First built in 1978, this synth helped define the sound of '80s pop and electronic music, powering hits from The Cars to Radiohead with its raw analog bite and Poly-Mod magic.
Rev4 faithfully recreates that legacy using two Curtis CEM 3340 VCOs per voice—offering sawtooth, square, and triangle waves with PWM, hard sync, and Osc B doubling as an LFO. Switchable filters emulate the original Rev1/2 (Dave Rossum 2140) or Rev3 (CEM 3320) low-pass designs, both resonant and self-oscillating, paired with dual ADSR envelopes for filter and amp. A global multi-waveform LFO, Poly-Mod routing (filter env and Osc B to Osc A freq/PWM or filter cutoff), and enhanced Unison (1-5 voices with detune and chord memory) unlock everything from thick pads to searing leads. The Vintage knob dials in Rev1-style instability for drift and randomness, while a 61-note semi-weighted Fatar keyboard adds velocity and aftertouch for expressive filter sweeps and volume control. Hands-on controls include pitch/mod wheels, global Glide, and expression pedal inputs, all on a sturdy wood-sided panel measuring 37.5 x 16.4 x 4.9 inches.
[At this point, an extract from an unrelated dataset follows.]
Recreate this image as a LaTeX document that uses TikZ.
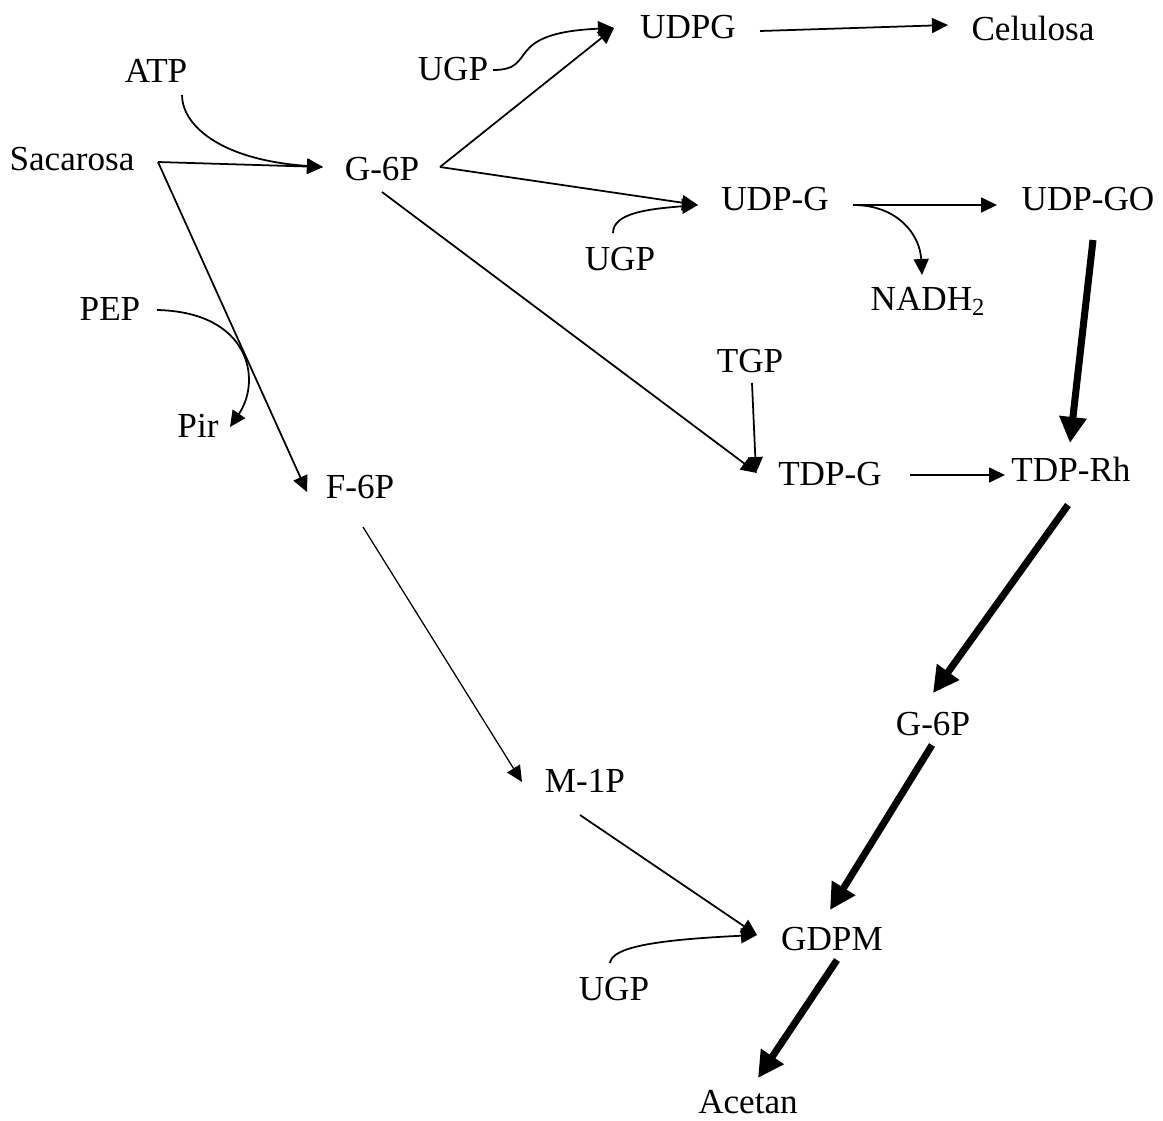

Players love its authentic, organic tone that modern polysynths chase but rarely match—warm oscillators and filters that evolve in mixes. The front-panel program selector and 400 presets (200 factory, 200 user) make it instantly playable, though some wish for a deeper menu display. MIDI, USB, CV/Gate, and mono/stereo outs keep it studio-ready.